La única salida posible es la transformación real y esa, definitivamente, llega con la aceptación y la coherencia, que no es perfección, es solo alineación, porque no hay nada más desgastante que vivir con el alma desconectada del cuerpo y con la mente en piloto automático.

La coherencia es el lujo verdadero en el tránsito de la mediana edad: es decir lo que pensamos, vivir lo que sentimos, dejar de hipotecar los días en compromisos que no nos representan, ser honestos con nosotros mismos, aunque esa honestidad incomode a otros, saber decir no, ir primero en la lista, saber decir sí desde la propia verdad, saber vivir el silencio y la maravillosa solitud, quedarse, solamente, donde te tratan con amor y generosidad, negarse a las migajas, ponernos límites para poder entender hasta dónde es que pueden llegar los demás en su paso por nuestro camino, reflexionar conscientemente, hacer el viaje interior… porque la vida no se trata de complacer, sino de disfrutar y reaprender todo lo que alguna vez conocimos: se entiende, se siente, se saborea, se escucha, se huele, se ríe, se observa, nos contradecimos, se ve, se hace todo otra vez, pero con el aprendizaje, con la experiencia de lo vivido. ¡Qué generoso es el destino!

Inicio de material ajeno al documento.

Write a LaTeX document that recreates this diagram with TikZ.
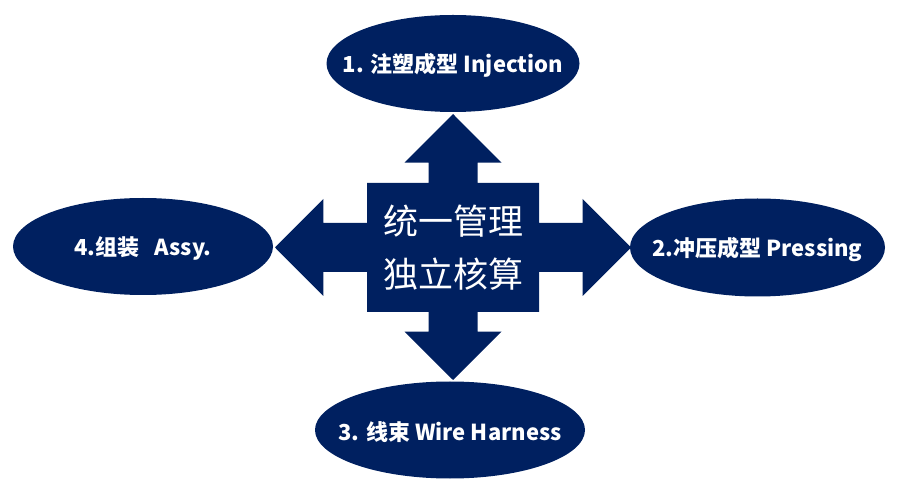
\documentclass[tikz,border=0pt]{standalone}
\usepackage{fontspec}
\setmainfont{Noto Sans CJK SC}
\usepackage{tikz}
\usetikzlibrary{shapes.geometric}
\definecolor{navy}{HTML}{002060}
\tikzset{unit/.style={ellipse, fill=navy, inner sep=0pt},
  unitname/.style={text=white, font=\bfseries\fontsize{22}{26}\selectfont, inner sep=0pt, yshift=-2pt}}

\begin{document}
\begin{tikzpicture}[x=1pt, y=-1pt]
\useasboundingbox (0,0) rectangle (900,494);

% the cross of four arrows
\fill [navy] (453,114) -- (501.5,162.7) -- (477.5,162.7) -- (477.5,183) -- (539,183) -- (539,223) -- (582.7,223) -- (582.7,199) -- (631,247.5) -- (582.7,296) -- (582.7,272) -- (539,272) -- (539,312) -- (477.5,312) -- (477.5,331.7) -- (501.5,331.7) -- (453,380) -- (404.5,331.7) -- (428.5,331.7) -- (428.5,312) -- (367,312) -- (367,272) -- (323.3,272) -- (323.3,296) -- (275,247.5) -- (323.3,199) -- (323.3,223) -- (367,223) -- (367,183) -- (428.5,183) -- (428.5,162.7) -- (404.5,162.7) -- cycle;
\node [text=white, align=center, font=\fontsize{35}{53}\selectfont] (core) at (453,248) {统一管理\\独立核算};

\node [unit, minimum width=253pt, minimum height=97pt] (inj) at (453,63.5) {};
\node [unitname] (injt) at (inj) {1. 注塑成型 Injection};

\node [unit, minimum width=255pt, minimum height=98pt] (press) at (757.5,247.5) {};
\node [unitname] (presst) at (press) {2.冲压成型 Pressing};

\node [unit, minimum width=270pt, minimum height=97pt] (wire) at (450,430) {};
\node [unitname] (wiret) at (wire) {3. 线束 Wire Harness};

\node [unit, minimum width=260pt, minimum height=97pt] (assy) at (143,246.5) {};
\node [unitname] (assyt) at (assy) {4.组装\ \ \ Assy.};
\end{tikzpicture}
\end{document}
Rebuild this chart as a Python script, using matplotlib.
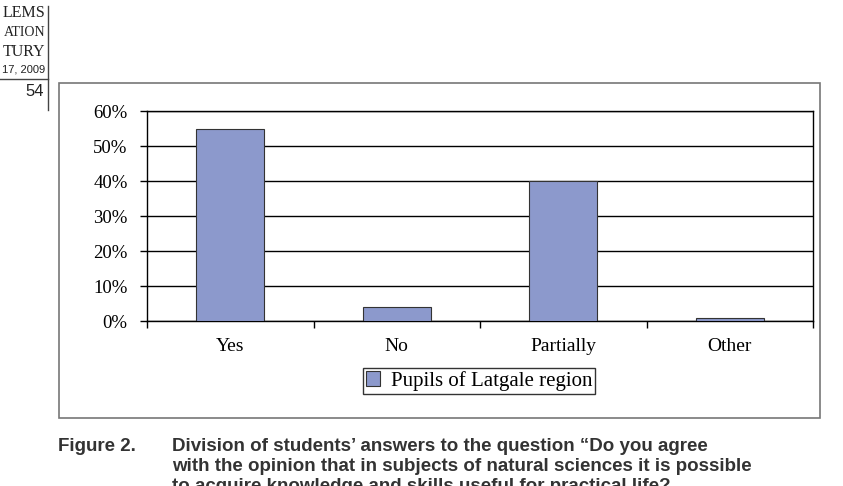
import matplotlib.pyplot as plt
from matplotlib.patches import Rectangle
from matplotlib.lines import Line2D

categories = ["Yes", "No", "Partially", "Other"]
values = [55, 4, 40, 1]
series_name = "Pupils of Latgale region"
y_ticks = [0, 10, 20, 30, 40, 50, 60]
header_lines = ["LEMS", "ATION", "TURY", "17, 2009"]

W, H = 843, 486
fig = plt.figure(figsize=(W / 100, H / 100), dpi=100)

def fx(px):
    return px / W

def fy(py):
    return 1 - py / H

serif = ["Liberation Serif", "DejaVu Serif"]
sans = ["Liberation Sans", "DejaVu Sans"]

# page header fragment (cut at the left edge of the scan)
hdr_y = [13, 33, 52, 69]
hdr_size = [11.5, 10, 11.5, 8]
for t, y, sz in zip(header_lines, hdr_y, hdr_size):
    fam = sans if t[0].isdigit() else serif
    fig.text(fx(45), fy(y), t, ha="right", va="center", fontsize=sz, family=fam, color="#222222")
fig.text(fx(44), fy(91), "54", ha="right", va="center", fontsize=12, family=sans, color="#222222")
fig.add_artist(Line2D([fx(48), fx(48)], [fy(6), fy(110)], color="#444444", lw=1))
fig.add_artist(Line2D([0, fx(48)], [fy(79), fy(79)], color="#444444", lw=1))

# outer chart frame
fig.add_artist(Rectangle((fx(59), fy(418)), fx(820 - 59), (418 - 83) / H,
                         fill=False, ec="#777777", lw=1.2))

ax = fig.add_axes([fx(147), fy(321), fx(813 - 147), (321 - 111) / H])
x = range(len(categories))
bars = ax.bar(x, values, width=0.41, color="#8c99cc", edgecolor="#333333",
              linewidth=0.8, label=series_name, zorder=3)

ax.set_ylim(0, 60)
ax.set_xlim(-0.5, len(categories) - 0.5)
ax.set_yticks(y_ticks)
ax.set_yticklabels([f"{v}%" for v in y_ticks], family=serif, fontsize=13.5)
ax.yaxis.grid(True, color="black", lw=1, zorder=0)
ax.set_xticks([i - 0.5 for i in range(len(categories) + 1)])
ax.set_xticklabels([])
ax.set_xticks(list(x), minor=True)
ax.set_xticklabels(categories, minor=True, family=serif, fontsize=14)
ax.tick_params(axis="x", which="minor", length=0, pad=12)
ax.tick_params(axis="x", which="major", length=5, direction="out", width=1)
ax.tick_params(axis="y", length=5, direction="out", width=1, pad=9)
for s in ax.spines.values():
    s.set_color("black")
    s.set_linewidth(1)

leg = fig.legend(handles=[bars], labels=[series_name], loc="center",
                 bbox_to_anchor=(fx(479), fy(381)), prop={"family": serif, "size": 15},
                 frameon=True, fancybox=False, edgecolor="black",
                 handlelength=0.7, handleheight=0.7, handletextpad=0.5,
                 borderpad=0.15, borderaxespad=0)
leg.get_frame().set_linewidth(1)

# caption (third line is cut by the page edge, as in the scan)
cap = ["Liberation Sans", "DejaVu Sans"]
fig.text(fx(58), fy(446), "Figure 2.", ha="left", va="center", fontsize=13.5,
         fontweight="bold", family=cap, color="#333333")
cap_lines = ["Division of students\u2019 answers to the question \u201cDo you agree",
             "with the opinion that in subjects of natural sciences it is possible",
             "to acquire knowledge and skills useful for practical life?"]
for i, t in enumerate(cap_lines):
    fig.text(fx(172), fy(446 + 20 * i), t, ha="left", va="center", fontsize=13.5,
             fontweight="bold", family=cap, color="#333333")

fig.savefig("out.png", dpi=100)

No, nos podemos dar el permiso de morir en vida, de quedarnos petrificados en una versión que ya no nos sirve. Renovarnos no es un lujo, es un deber con nosotros mismos. El movimiento es la única fidelidad posible y la incertidumbre es el fuego que mantiene encendida la hoguera de la existencia.

Entonces, ¿qué nos queda? Nos queda la tarea más grande: vivir en conexión. Conexión interna, conexión con la realidad, incluso cuando no nos gusta. Conexión con el presente, porque el presente es la herramienta que tenemos para seguir adelante, porque lo que hay es lo que hay y, aunque suene brutal, sinceramente, es liberador.

Lo que hay es lo que hay y con eso hay que construir y, si lo que hay no alcanza, pues toca reinventar el modo en que lo usamos. No podemos pasarnos los años haciendo duelo por lo que ya no somos. El duelo sirve para despedirse, pero no puede instalarse en nuestras vidas. Si dejamos de llorar por lo perdido, podremos ver lo que todavía tenemos y, sin exagerar, es mucho.

Así que, para moverse, generalmente hay que incomodarse, es hora de acariciar esa perspectiva, porque no hay decisión más costosa que la que no se toma; entonces, es momento de incomodarnos diariamente para re… cablear el edificio, hacerle mantenimiento a todo el interior, limpiar la fachada y abrazar los cimientos que siguen allí para que el conserje, con toda esta verdadera revolución, sea, finalmente, muy feliz.